- **Data listing**

>> BEGIN

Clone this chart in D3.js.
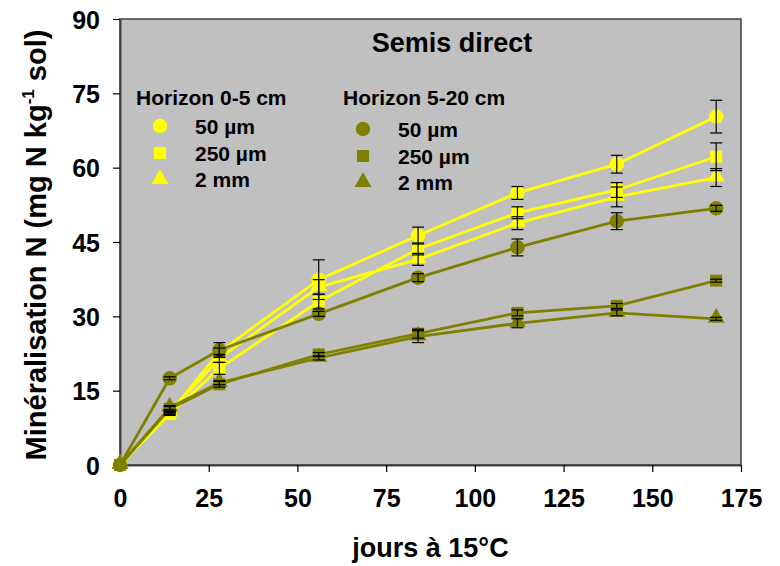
<!DOCTYPE html>
<html>
<meta charset="utf-8">
<style>
  body { margin: 0; background: #fff; }
  text { font-family: Arial, "Liberation Sans", sans-serif; font-weight: bold; }
</style>
<head>
<script src="https://d3js.org/d3.v7.min.js"></script>
</head>
<body>
<script>
// days of incubation
var days = [0, 14, 28, 56, 84, 112, 140, 168];
var xTicks = [0, 25, 50, 75, 100, 125, 150, 175];
var yTicks = [0, 15, 30, 45, 60, 75, 90];

// horizon 0-5 cm
var h05_50um  = [0, 10.5, 22.8, 37.4, 46.3, 54.9, 60.7, 70.3];
var h05_250um = [0, 10.3, 19.5, 33.0, 43.6, 50.9, 55.5, 62.2];
var h05_2mm   = [0, 10.6, 21.5, 35.9, 41.5, 48.8, 54.1, 58.0];
// horizon 5-20 cm
var h520_50um  = [0, 17.5, 23.2, 30.5, 37.8, 43.9, 49.2, 51.8];
var h520_250um = [0, 11.3, 16.3, 22.3, 26.5, 30.7, 32.1, 37.2];
var h520_2mm   = [0, 11.6, 16.6, 21.6, 25.9, 28.6, 30.7, 29.5];
// standard errors
var err05_50um   = [0, 0.3, 0.8, 4.0, 1.7, 1.3, 1.8, 3.3];
var err05_250um  = [0, 0.3, 1.2, 1.5, 1.2, 1.2, 1.5, 2.8];
var err05_2mm    = [0, 0.3, 0.8, 1.5, 1.2, 1.3, 2.0, 1.8];
var err520_50um  = [0, 0.3, 1.5, 0.5, 0.8, 1.7, 1.7, 0.6];
var err520_250um = [0, 0.5, 0.6, 0.4, 0.9, 0.6, 0.5, 0.3];
var err520_2mm   = [0, 0.4, 0.4, 0.4, 1.2, 0.9, 0.6, 0.3];

var width = 780, height = 566;
var margin = {left: 120, top: 19, right: 39, bottom: 101};
var w = width - margin.left - margin.right,
    h = height - margin.top - margin.bottom;

var yellow = "#ffff00", olive = "#808000";

var series = [
  {name: "50 µm",  vals: h05_50um,   err: err05_50um,   color: yellow, shape: "circle"},
  {name: "250 µm", vals: h05_250um,  err: err05_250um,  color: yellow, shape: "square"},
  {name: "2 mm",   vals: h05_2mm,    err: err05_2mm,    color: yellow, shape: "triangle"},
  {name: "50 µm",  vals: h520_50um,  err: err520_50um,  color: olive,  shape: "circle"},
  {name: "250 µm", vals: h520_250um, err: err520_250um, color: olive,  shape: "square"},
  {name: "2 mm",   vals: h520_2mm,   err: err520_2mm,   color: olive,  shape: "triangle"}
];

var svg = d3.select("body").append("svg")
    .attr("width", width)
    .attr("height", height);

var x = d3.scaleLinear().domain([0, 175]).range([0, w]);
var y = d3.scaleLinear().domain([0, 90]).range([h, 0]);

var g = svg.append("g").attr("transform", "translate(" + margin.left + "," + margin.top + ")");

g.append("rect")
    .attr("width", w).attr("height", h)
    .attr("fill", "#c0c0c0")
    .attr("stroke", "#404040")
    .attr("stroke-width", 1.5);

var xAxis = g.append("g")
    .attr("transform", "translate(0," + h + ")")
    .call(d3.axisBottom(x).tickValues(xTicks).tickSize(7).tickPadding(17).tickSizeOuter(0));
var yAxis = g.append("g")
    .call(d3.axisLeft(y).tickValues(yTicks).tickSize(7).tickPadding(13).tickSizeOuter(0));

[xAxis, yAxis].forEach(function(a) {
  a.select(".domain").attr("stroke", "#404040").attr("stroke-width", 2);
  a.selectAll(".tick line").attr("stroke", "#000").attr("stroke-width", 1.2);
  a.selectAll(".tick text")
      .attr("font-size", 25)
      .attr("font-family", "Arial, 'Liberation Sans', sans-serif")
      .attr("font-weight", "bold")
      .attr("fill", "#000");
});
yAxis.selectAll(".tick text").attr("dy", "0.36em");

var line = d3.line()
    .x(function(d, i) { return x(days[i]); })
    .y(function(d) { return y(d); });

var sym = {
  circle: d3.symbol().type(d3.symbolCircle).size(165),
  square: d3.symbol().type(d3.symbolSquare).size(145),
  triangle: d3.symbol().type(d3.symbolTriangle).size(125)
};

series.forEach(function(s) {
  var sg = g.append("g");
  sg.append("path")
      .attr("d", line(s.vals))
      .attr("fill", "none")
      .attr("stroke", s.color)
      .attr("stroke-width", 2.8);
  sg.selectAll(".mk").data(s.vals).enter().append("path")
      .attr("d", sym[s.shape])
      .attr("transform", function(d, i) {
        var dy = s.shape === "triangle" ? -1 : 0;
        return "translate(" + x(days[i]) + "," + (y(d) + dy) + ")";
      })
      .attr("fill", s.color);
});

// error bars on top
series.forEach(function(s) {
  var eg = g.append("g").attr("stroke", "#000").attr("stroke-width", 1.2);
  s.vals.forEach(function(v, i) {
    if (!s.err[i]) return;
    var cx = x(days[i]), y0 = y(v - s.err[i]), y1 = y(v + s.err[i]);
    eg.append("line").attr("x1", cx).attr("x2", cx).attr("y1", y0).attr("y2", y1);
    eg.append("line").attr("x1", cx - 6).attr("x2", cx + 6).attr("y1", y0).attr("y2", y0);
    eg.append("line").attr("x1", cx - 6).attr("x2", cx + 6).attr("y1", y1).attr("y2", y1);
  });
});

// titles and legend
svg.append("text")
    .attr("x", 452).attr("y", 52)
    .attr("text-anchor", "middle")
    .attr("font-size", 27)
    .text("Semis direct");

var legendCols = [
  {title: "Horizon 0-5 cm", x: 136, mx: 160, lx: 195, ys: [126, 153, 179], items: series.slice(0, 3)},
  {title: "Horizon 5-20 cm", x: 343, mx: 363, lx: 398, ys: [129, 156, 182], items: series.slice(3)}
];
legendCols.forEach(function(c) {
  svg.append("text").attr("x", c.x).attr("y", 105).attr("font-size", 21).text(c.title);
  c.items.forEach(function(s, i) {
    svg.append("path")
        .attr("d", sym[s.shape])
        .attr("transform", "translate(" + c.mx + "," + c.ys[i] + ")")
        .attr("fill", s.color);
    svg.append("text").attr("x", c.lx).attr("y", c.ys[i] + 8)
        .attr("font-size", 21).text(s.name);
  });
});

svg.append("text")
    .attr("x", margin.left + w / 2).attr("y", 557)
    .attr("text-anchor", "middle")
    .attr("font-size", 27)
    .text("jours à 15°C");

var yl = svg.append("text")
    .attr("transform", "translate(46,245) rotate(-90)")
    .attr("text-anchor", "middle")
    .attr("font-size", 29);
yl.append("tspan").text("Minéralisation N (mg N kg");
yl.append("tspan").attr("dy", -12).attr("font-size", 17).text("-1");
yl.append("tspan").attr("dy", 12).text(" sol)");
</script>
</body>
</html>
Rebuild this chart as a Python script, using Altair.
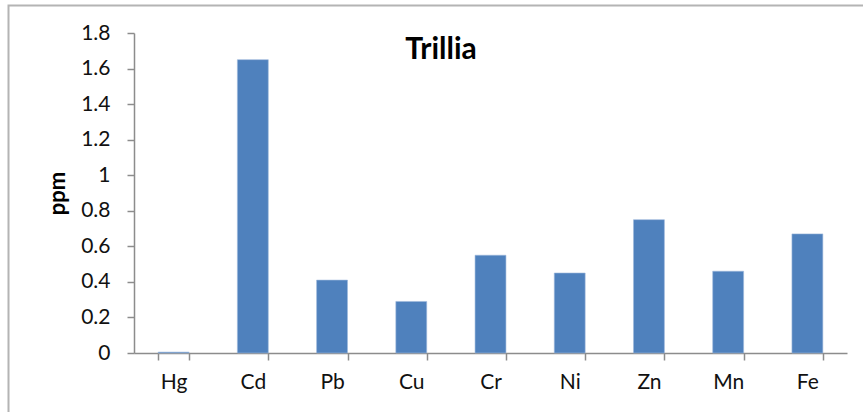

>> END

- **Instructions for the task**
Restate each entry word for word, leaving out any pictures.

- **Response to the exercise**
Clone this chart in D3.js.
<!DOCTYPE html>
<html>
<meta charset="utf-8">
<style>
  body { margin: 0; background: #fff; }
  text { font-family: Arial, "Liberation Sans", sans-serif; font-weight: bold; }
</style>
<head>
<script src="https://d3js.org/d3.v7.min.js"></script>
</head>
<body>
<script>
// days of incubation
var days = [0, 14, 28, 56, 84, 112, 140, 168];
var xTicks = [0, 25, 50, 75, 100, 125, 150, 175];
var yTicks = [0, 15, 30, 45, 60, 75, 90];

// horizon 0-5 cm
var h05_50um  = [0, 10.5, 22.8, 37.4, 46.3, 54.9, 60.7, 70.3];
var h05_250um = [0, 10.3, 19.5, 33.0, 43.6, 50.9, 55.5, 62.2];
var h05_2mm   = [0, 10.6, 21.5, 35.9, 41.5, 48.8, 54.1, 58.0];
// horizon 5-20 cm
var h520_50um  = [0, 17.5, 23.2, 30.5, 37.8, 43.9, 49.2, 51.8];
var h520_250um = [0, 11.3, 16.3, 22.3, 26.5, 30.7, 32.1, 37.2];
var h520_2mm   = [0, 11.6, 16.6, 21.6, 25.9, 28.6, 30.7, 29.5];
// standard errors
var err05_50um   = [0, 0.3, 0.8, 4.0, 1.7, 1.3, 1.8, 3.3];
var err05_250um  = [0, 0.3, 1.2, 1.5, 1.2, 1.2, 1.5, 2.8];
var err05_2mm    = [0, 0.3, 0.8, 1.5, 1.2, 1.3, 2.0, 1.8];
var err520_50um  = [0, 0.3, 1.5, 0.5, 0.8, 1.7, 1.7, 0.6];
var err520_250um = [0, 0.5, 0.6, 0.4, 0.9, 0.6, 0.5, 0.3];
var err520_2mm   = [0, 0.4, 0.4, 0.4, 1.2, 0.9, 0.6, 0.3];

var width = 780, height = 566;
var margin = {left: 120, top: 19, right: 39, bottom: 101};
var w = width - margin.left - margin.right,
    h = height - margin.top - margin.bottom;

var yellow = "#ffff00", olive = "#808000";

var series = [
  {name: "50 µm",  vals: h05_50um,   err: err05_50um,   color: yellow, shape: "circle"},
  {name: "250 µm", vals: h05_250um,  err: err05_250um,  color: yellow, shape: "square"},
  {name: "2 mm",   vals: h05_2mm,    err: err05_2mm,    color: yellow, shape: "triangle"},
  {name: "50 µm",  vals: h520_50um,  err: err520_50um,  color: olive,  shape: "circle"},
  {name: "250 µm", vals: h520_250um, err: err520_250um, color: olive,  shape: "square"},
  {name: "2 mm",   vals: h520_2mm,   err: err520_2mm,   color: olive,  shape: "triangle"}
];

var svg = d3.select("body").append("svg")
    .attr("width", width)
    .attr("height", height);

var x = d3.scaleLinear().domain([0, 175]).range([0, w]);
var y = d3.scaleLinear().domain([0, 90]).range([h, 0]);

var g = svg.append("g").attr("transform", "translate(" + margin.left + "," + margin.top + ")");

g.append("rect")
    .attr("width", w).attr("height", h)
    .attr("fill", "#c0c0c0")
    .attr("stroke", "#404040")
    .attr("stroke-width", 1.5);

var xAxis = g.append("g")
    .attr("transform", "translate(0," + h + ")")
    .call(d3.axisBottom(x).tickValues(xTicks).tickSize(7).tickPadding(17).tickSizeOuter(0));
var yAxis = g.append("g")
    .call(d3.axisLeft(y).tickValues(yTicks).tickSize(7).tickPadding(13).tickSizeOuter(0));

[xAxis, yAxis].forEach(function(a) {
  a.select(".domain").attr("stroke", "#404040").attr("stroke-width", 2);
  a.selectAll(".tick line").attr("stroke", "#000").attr("stroke-width", 1.2);
  a.selectAll(".tick text")
      .attr("font-size", 25)
      .attr("font-family", "Arial, 'Liberation Sans', sans-serif")
      .attr("font-weight", "bold")
      .attr("fill", "#000");
});
yAxis.selectAll(".tick text").attr("dy", "0.36em");

var line = d3.line()
    .x(function(d, i) { return x(days[i]); })
    .y(function(d) { return y(d); });

var sym = {
  circle: d3.symbol().type(d3.symbolCircle).size(165),
  square: d3.symbol().type(d3.symbolSquare).size(145),
  triangle: d3.symbol().type(d3.symbolTriangle).size(125)
};

series.forEach(function(s) {
  var sg = g.append("g");
  sg.append("path")
      .attr("d", line(s.vals))
      .attr("fill", "none")
      .attr("stroke", s.color)
      .attr("stroke-width", 2.8);
  sg.selectAll(".mk").data(s.vals).enter().append("path")
      .attr("d", sym[s.shape])
      .attr("transform", function(d, i) {
        var dy = s.shape === "triangle" ? -1 : 0;
        return "translate(" + x(days[i]) + "," + (y(d) + dy) + ")";
      })
      .attr("fill", s.color);
});

// error bars on top
series.forEach(function(s) {
  var eg = g.append("g").attr("stroke", "#000").attr("stroke-width", 1.2);
  s.vals.forEach(function(v, i) {
    if (!s.err[i]) return;
    var cx = x(days[i]), y0 = y(v - s.err[i]), y1 = y(v + s.err[i]);
    eg.append("line").attr("x1", cx).attr("x2", cx).attr("y1", y0).attr("y2", y1);
    eg.append("line").attr("x1", cx - 6).attr("x2", cx + 6).attr("y1", y0).attr("y2", y0);
    eg.append("line").attr("x1", cx - 6).attr("x2", cx + 6).attr("y1", y1).attr("y2", y1);
  });
});

// titles and legend
svg.append("text")
    .attr("x", 452).attr("y", 52)
    .attr("text-anchor", "middle")
    .attr("font-size", 27)
    .text("Semis direct");

var legendCols = [
  {title: "Horizon 0-5 cm", x: 136, mx: 160, lx: 195, ys: [126, 153, 179], items: series.slice(0, 3)},
  {title: "Horizon 5-20 cm", x: 343, mx: 363, lx: 398, ys: [129, 156, 182], items: series.slice(3)}
];
legendCols.forEach(function(c) {
  svg.append("text").attr("x", c.x).attr("y", 105).attr("font-size", 21).text(c.title);
  c.items.forEach(function(s, i) {
    svg.append("path")
        .attr("d", sym[s.shape])
        .attr("transform", "translate(" + c.mx + "," + c.ys[i] + ")")
        .attr("fill", s.color);
    svg.append("text").attr("x", c.lx).attr("y", c.ys[i] + 8)
        .attr("font-size", 21).text(s.name);
  });
});

svg.append("text")
    .attr("x", margin.left + w / 2).attr("y", 557)
    .attr("text-anchor", "middle")
    .attr("font-size", 27)
    .text("jours à 15°C");

var yl = svg.append("text")
    .attr("transform", "translate(46,245) rotate(-90)")
    .attr("text-anchor", "middle")
    .attr("font-size", 29);
yl.append("tspan").text("Minéralisation N (mg N kg");
yl.append("tspan").attr("dy", -12).attr("font-size", 17).text("-1");
yl.append("tspan").attr("dy", 12).text(" sol)");
</script>
</body>
</html>
Rebuild this chart as a Python script, using Altair.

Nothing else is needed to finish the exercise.